Date of Completion

6-28-2016

Embargo Period

6-19-2021

Major Advisor

Joseph Golec

Associate Advisor

Assaf Eisdorfer

Associate Advisor

John Phillips

Field of Study

Business Administration

Degree

Doctor of Philosophy

Open Access

Open Access

Abstract

The reported number of firm characteristics that predict stock returns is growing at a rapid pace. This dissertation offers a reorganization of this exploding space.

In the first chapter, I use regressions to aggregate the explanatory power of many anomalies into one proxy for expected returns. I find that sorting on this proxy creates large spreads in average returns and large alphas when compared to the leading factor models. The procedure allows me to evaluate the marginal economic significance of each anomaly. Asset growth, net stock issues and momentum are the strongest anomaly variables. Anomaly importance varies across size groups, but size provides relatively little explanatory power. I use principal components analysis to show that a strong multifactor structure underlies the spreads created from my one dimensional sort.

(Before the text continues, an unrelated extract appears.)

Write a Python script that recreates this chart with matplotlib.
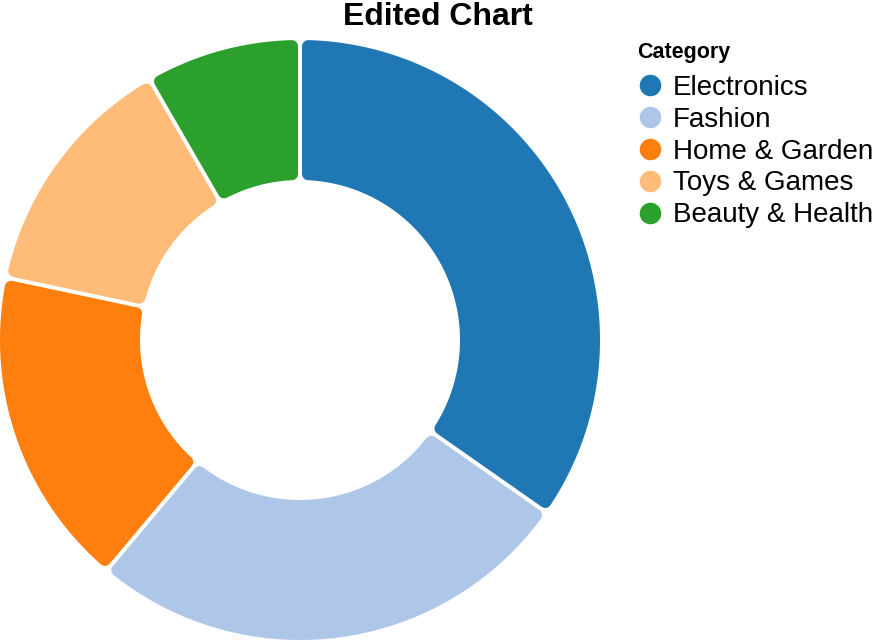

In the second chapter, I develop a method to extract only the priced factors from stock returns. The first step estimates expected returns based on characteristics. The second uses the expected returns to form portfolios. The last step uses principal components to extract factors from the portfolio returns. The procedure isolates and emphasizes the comovement across assets that is related to expected returns as opposed to firm characteristics. It produces three factors--level, slope and curve--which perform as well or better than other leading models. Horse races show that other leading factors add little to the model. The factors have macroeconomic risk interpretations.

The third chapter reevaluates the Consumption Capital Asset Pricing Model's ability to price the cross-section of stocks. With a few adjustments that generate more informative tests by increasing test power, I find that the simple linearized CCAPM often matches key features of the cross-section: the consumption risk premium is positive and significant, the zero beta rate is near zero and insignificant, and the CCAPM captures much of the variation across average portfolio returns. A key stylized fact emerges that many interesting ``anomalies'' share the characteristic that high expected return portfolios tend to have higher covariance with consumption.